To try and warm up before the bottom fishing, we deploy a couple trolling lures and score a giant Kingfish. Jamie reels in his first Kingfish ever. He's on the board.
When we finally arrive at the spot there is no action. On to the next, still no action. Super hot conditions so we all decide to jump into the glass-flat gulf to cool off. We move West for better action and find it. Instant bites and everyone is hooked up. By mid-afternoon we've got a fish box full of Red Grouper, Scamp, and a B-Liner. Released almost a dozen nice snapper and three sharks in the process. Everybody is beat so we decide to try for a little trolling action and swing out a little deeper before heading in. 
Within about 20 minutes we score a Wahoo. John steps out on the swim platform to gaff the fish and he gets slashed by the Wahoo...and stuck with the giant stainless steel hook. Luckily, the hook did more damage than the Wahoos' teeth and he walked away bloody, but not in need of serious treatment. 
Not long after the baits go back in the water and the long rigger goes off. This time we look back and see a bill slashing across the top of the water...and it's got big shoulders! We're on with a blue marlin, and this one is buttoned up good. It puts on a big show, sounds, and then comes up grey-hounding several times next to the boat. Then it dumps the spool again so we are back to work backing down on the fish. John hooks me up by handling the boat beautifully in the process and we work together to keep the line tight. 
After about a 30 minute fight we land a blue marlin in 300 feet of water. All the kids huddle in the tower to watch the whole show. Incredible way to finish the day after a nearly disastrous start. Jamie scores his first Kingfish, Wahoo, Red Grouper, and Scamp ever. John goes home with a nice gash in his shin, but a huge smile on his face.
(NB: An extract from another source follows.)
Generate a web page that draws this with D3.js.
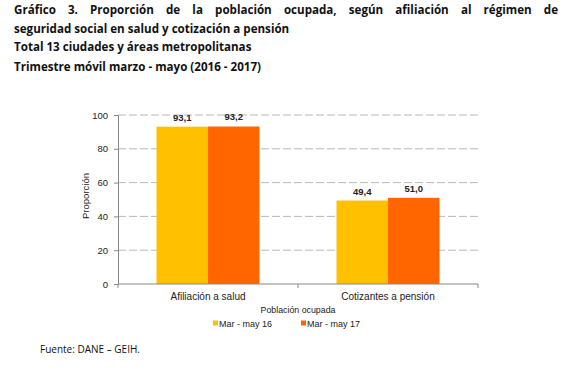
<!DOCTYPE html>
<html><head><meta charset="utf-8">
<script src="https://cdn.jsdelivr.net/npm/d3@7"></script>
<style>body{margin:0;background:#fff}svg{display:block}</style>
</head><body>
<svg id="c" width="572" height="368"></svg>
<script>
const categories = ["Afiliación a salud", "Cotizantes a pensión"];
const seriesNames = ["Mar - may 16", "Mar - may 17"];
const values2016 = [93.1, 49.4];
const values2017 = [93.2, 51.0];
const yTicks = [0, 20, 40, 60, 80, 100];
const colors = ["#FFC000", "#FF6600"];
const titleLines = [
  "Gráfico 3. Proporción de la población ocupada, según afiliación al régimen de",
  "seguridad social en salud y cotización a pensión",
  "Total 13 ciudades y áreas metropolitanas",
  "Trimestre móvil marzo - mayo (2016 - 2017)"
];

const svg = d3.select("#c");
const L = 118, R = 478, T = 115, B = 284;
const x0 = d3.scaleBand().domain(categories).range([L, R]).paddingInner(0.428).paddingOuter(0.214);
const x1 = d3.scaleBand().domain(seriesNames).range([0, x0.bandwidth()]);
const y = d3.scaleLinear().domain([0, 100]).range([B, T]);

// Title
const tfont = "'Open Sans', sans-serif";
const tY = [14, 33, 51, 71];
titleLines.forEach((line, i) => {
  if (i === 0) {
    const words = line.split(" ");
    const g = svg.append("g");
    const nodes = words.map(w => g.append("text").attr("font-family", tfont).attr("font-weight", "bold")
      .attr("font-size", 11.6).attr("fill", "#111").attr("y", tY[i]).text(w));
    const widths = nodes.map(n => n.node().getComputedTextLength());
    const total = d3.sum(widths);
    const gap = (558 - 14 - total) / (words.length - 1);
    let cx = 14;
    nodes.forEach((n, k) => { n.attr("x", cx); cx += widths[k] + gap; });
  } else {
    svg.append("text").attr("font-family", tfont).attr("font-weight", "bold")
      .attr("font-size", 11.6).attr("fill", "#111").attr("x", 14).attr("y", tY[i]).text(line);
  }
});

// gridlines
svg.append("g").selectAll("line").data(yTicks.filter(d => d > 0)).join("line")
  .attr("x1", L).attr("x2", R).attr("y1", d => y(d)).attr("y2", d => y(d))
  .attr("stroke", "#a6a6a6").attr("stroke-width", 0.8).attr("stroke-dasharray", "8,3");

// bars
const afont = "'Liberation Sans', Arial, sans-serif";
const series = [values2016, values2017];
categories.forEach((c, ci) => {
  seriesNames.forEach((s, si) => {
    const v = series[si][ci];
    svg.append("rect").attr("x", x0(c) + x1(s)).attr("width", x1.bandwidth())
      .attr("y", y(v)).attr("height", y(0) - y(v)).attr("fill", colors[si]);
    svg.append("text").attr("x", x0(c) + x1(s) + x1.bandwidth() / 2).attr("y", y(v) - 6)
      .attr("text-anchor", "middle").attr("font-family", afont).attr("font-weight", "bold")
      .attr("font-size", 9.5).attr("fill", "#222").text(v.toFixed(1).replace(".", ","));
  });
});

// y axis
const yAxis = svg.append("g").attr("transform", `translate(${L},0)`)
  .call(d3.axisLeft(y).tickValues(yTicks).tickSize(4).tickPadding(6));
yAxis.select(".domain").attr("stroke", "#888");
yAxis.selectAll(".tick line").attr("stroke", "#888");
yAxis.selectAll("text").attr("font-family", afont).attr("font-size", 9.5).attr("fill", "#222");

// x axis
const xa = svg.append("g");
xa.append("line").attr("x1", L).attr("x2", R).attr("y1", B).attr("y2", B).attr("stroke", "#888");
const bounds = [L, (L + R) / 2, R];
xa.selectAll("line.t").data(bounds).join("line").attr("class", "t")
  .attr("x1", d => d).attr("x2", d => d).attr("y1", B).attr("y2", B + 4).attr("stroke", "#888");
xa.selectAll("text").data(categories).join("text")
  .attr("x", d => x0(d) + x0.bandwidth() / 2).attr("y", 300).attr("text-anchor", "middle")
  .attr("font-family", afont).attr("font-size", 10).attr("fill", "#222").text(d => d);

svg.append("text").attr("x", 298).attr("y", 313).attr("text-anchor", "middle")
  .attr("font-family", afont).attr("font-size", 8.8).attr("fill", "#222").text("Población ocupada");

svg.append("text").attr("transform", `translate(89,196) rotate(-90)`).attr("text-anchor", "middle")
  .attr("font-family", afont).attr("font-size", 9.5).attr("fill", "#222").text("Proporción");

// legend
const legX = [213, 301];
seriesNames.forEach((s, i) => {
  svg.append("rect").attr("x", legX[i]).attr("y", 320.5).attr("width", 5).attr("height", 5).attr("fill", colors[i]);
  svg.append("text").attr("x", legX[i] + 6).attr("y", 327).attr("font-family", afont)
    .attr("font-size", 9).attr("fill", "#222").text(s);
});

svg.append("text").attr("x", 40).attr("y", 353).attr("font-family", tfont).attr("font-size", 10)
  .attr("fill", "#111").text("Fuente: DANE – GEIH.");
</script>
</body></html>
Great trip, and what meant the most is that the boys were all on board to see it go down.


----------



## Kenton (Nov 16, 2007)

Damn, great report,


----------



## feelin' wright (Oct 7, 2007)

Congratulations on a great trip.


----------



## Head Kned (Mar 21, 2011)

Great report, i bet those boys are hooked now.


----------



## Jamie.Davidson (Aug 21, 2012)

Here is a link to the (full) video footage of reeling in the Blue Marlin. A truly fantastic day!!


----------



## clunan1 (Mar 27, 2010)

Very nice! It's good to see the kids getting an early start!


----------



## ajfishn (Jun 28, 2008)

Can't believe the guy that once had a jig stuck in the back of his head also got attacked by a wahoo.:thumbup:


----------



## MSViking (Oct 11, 2007)

Man! Grouper, snapper, wahoo and a Blue! with kids to boot! Great job! Great video! Love seeing the kids out there!

Robert


----------



## MrFish (Aug 21, 2009)

Nice report!


----------



## Dynamic (Oct 3, 2007)

Well done!!!


----------



## bambam (Jun 12, 2009)

I have watched alot of videos on this forum and that is my favorite. Ya'll stayed so calm with the big marlin, I would have been a wreck. The quy fighting that fish had to have some guns up under them sleeves, this video taught me alot, to stay calm. Beautiful fish and beautiful smiles from them kids. Looking forward to seeing more videos from that team.


----------



## BlueHeron35 (May 8, 2008)

Whereabouts?


----------



## PELAGIC PIRATE (Oct 10, 2007)

the guy on the rod is my Boat Partner Reggie:thumbup:

who is one hell of a fisherman who has the best of luck combined with top notch skills which is what all fisherman need ............... Oh yea and my new rod and reel ......LOL..........( thanks for catching something on that sucker)

I too agree , that was the most mello marlin video i have ever watched , probably a whole differnet story had i been in the boat as i go nuts !


Congrats to all in the boat that day 


On a side note , that dude John "Full" Moon is some kind of luck charm for us as i think he's been on our boat 4 times :::: our monster super moon swordfish , 2 blue Marlin and a sailfish.......................He is invited any time as he is our billfish magnet :thumbsup:




bambam said:


> I have watched alot of videos on this forum and that is my favorite. Ya'll stayed so calm with the big marlin, I would have been a wreck. The quy fighting that fish had to have some guns up under them sleeves, this video taught me alot, to stay calm. Beautiful fish and beautiful smiles from them kids. Looking forward to seeing more videos from that team.


----------



## PELAGIC PIRATE (Oct 10, 2007)

BlueHeron35 said:


> Whereabouts?


North of the Squiggles in 300 ft of water:thumbsup:


----------



## jbs_bama (May 24, 2010)

That is awesome! Great job guys.


----------